General characteristics
- Class & type: Worcester-class ship of the line
- Tons burthen: 1377 21⁄94 (bm)
- Length: 159 ft (48 m) (gundeck)
- Beam: 44 ft 6 in (13.56 m)
- Depth of hold: 19 ft 10 in (6.05 m)
- Propulsion: Sails
- Sail plan: Full-rigged ship
- Armament: 64 guns:; Gundeck: 26 × 24 pdrs; Upper gundeck: 26 × 18 pdrs; Quarterdeck: 10 × 4 pdrs; Forecastle: 2 × 9 pdrs;

= HMS Stirling Castle (1775) =

Worcester-class ship of the line

HMS Stirling Castle was a 64-gun third-rate ship of the line of the Royal Navy. She was built by Israel Pownoll and launched on 28 June 1775 at Chatham Dockyard.

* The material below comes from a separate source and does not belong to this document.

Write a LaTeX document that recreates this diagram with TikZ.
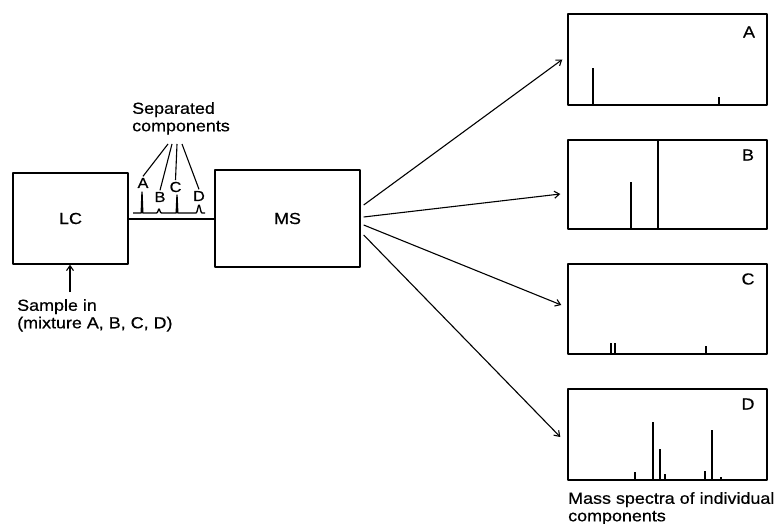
\documentclass[tikz,border=0pt]{standalone}
\usepackage{fontspec}
\setmainfont{Liberation Sans}[FakeStretch=1.12,FakeBold=0.6]
\usetikzlibrary{arrows.meta}
\begin{document}
\begin{tikzpicture}[x=1pt,y=-1pt,line join=round,
  box/.style={draw,line width=1.4pt,inner sep=0pt,font=\fontsize{16}{17}\selectfont},
  txt/.style={inner sep=0pt,font=\fontsize{16}{17.5}\selectfont,align=left},
  small/.style={inner sep=1.5pt,font=\fontsize{14.5}{15}\selectfont},
  arr/.style={line width=1.1pt,-{Straight Barb[length=5pt,width=7pt,line width=1.1pt]}},
  fanline/.style={line width=1.1pt},
  peak/.style={line width=1.9pt}]
\useasboundingbox (0,0) rectangle (779,524);

% main boxes
\node[box,minimum width=115pt,minimum height=91pt] (LC) at (70.5,218.5) {LC};
\node[box,minimum width=145pt,minimum height=97pt] (MS) at (287.5,218.5) {MS};

% spectrum boxes
\node[box,minimum width=199pt,minimum height=91pt] (SA) at (667.5,59.5) {};
\node[box,minimum width=199pt,minimum height=89pt] (SB) at (667.5,184.5) {};
\node[box,minimum width=199pt,minimum height=90pt] (SC) at (667.5,309) {};
\node[box,minimum width=199pt,minimum height=91pt] (SD) at (667.5,434.5) {};
\node[txt] (tA) at (749,32) {A};
\node[txt] (tB) at (748,155) {B};
\node[txt] (tC) at (748,279) {C};
\node[txt] (tD) at (748,404) {D};

% tube
\draw[line width=2pt] (LC.east) -- (MS.west);

% chromatogram
\draw[line width=1.3pt] (133,213) -- (141.2,213) -- (142,192) -- (142.8,213) -- (156.5,213)
  .. controls (158,213) and (158.3,209) .. (159,209) .. controls (159.7,209) and (160,213) .. (161.5,213)
  -- (176.2,213) -- (177,195) -- (177.8,213) -- (196,213)
  .. controls (197.5,213) and (198,205) .. (199,205) .. controls (200,205) and (200.5,213) .. (202,213)
  -- (205,213);

% chromatogram labels
\node[small] (lA) at (143,183) {A};
\node[small] (lB) at (160,197) {B};
\node[small] (lC) at (175.5,187) {C};
\node[small] (lD) at (199,196) {D};

\node[txt,anchor=north west] (comp) at (132,102) {Separated\\components};
\coordinate (fan) at (175,144);
\draw[fanline] ([xshift=-7pt]fan) -- (lA.north);
\draw[fanline] ([xshift=-3pt]fan) -- (lB.north);
\draw[fanline] ([xshift=2pt]fan) -- (lC.north);
\draw[fanline] ([xshift=7pt]fan) -- (lD.north);

% sample in
\node[txt,anchor=north west] (sample) at (17,299) {Sample in\\(mixture A, B, C, D)};
\coordinate (sin) at (70,292);
\draw[arr] (sin) -- (sin |- LC.south);

% arrows MS -> spectra
\draw[arr] ([xshift=3pt,yshift=13.5pt]MS.east) -- ([xshift=-5pt]SA.west);
\draw[arr] ([xshift=3pt,yshift=1.5pt]MS.east) -- ([xshift=-7pt,yshift=-9.5pt]SB.west);
\draw[arr] ([xshift=3pt,yshift=-6.5pt]MS.east) -- ([xshift=-6pt,yshift=4pt]SC.west);
\draw[arr] ([xshift=3pt,yshift=-16.5pt]MS.east) -- ([xshift=-7pt,yshift=-2.5pt]SD.west);

% spectra peaks
\draw[peak] (593,105) -- (593,68);
\draw[peak] (719,105) -- (719,97);
\draw[peak] (631,229) -- (631,182);
\draw[peak] (658,229) -- (658,140);
\draw[peak] (611,354) -- (611,343);
\draw[peak] (615,354) -- (615,343);
\draw[peak] (706,354) -- (706,346);
\draw[peak] (635,480) -- (635,472);
\draw[peak] (653,480) -- (653,422);
\draw[peak] (660,480) -- (660,449);
\draw[peak] (665,480) -- (665,474);
\draw[peak] (705,480) -- (705,471);
\draw[peak] (712,480) -- (712,430);
\draw[peak] (721,480) -- (721,477);

\node[txt,anchor=north west] (mass) at (568,492) {Mass spectra of individual\\components};
\end{tikzpicture}
\end{document}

Stirling Castle was wrecked on 5 October 1780 on the Silver Keys, off Cap-François, off the coast of Cuba with the loss of most of her crew. As the Massachusetts ship Aurora was sailing from Boston to Port-au-Prince she came upon the wreckage of Stirling Castle and was able to save a midshipman and four seamen.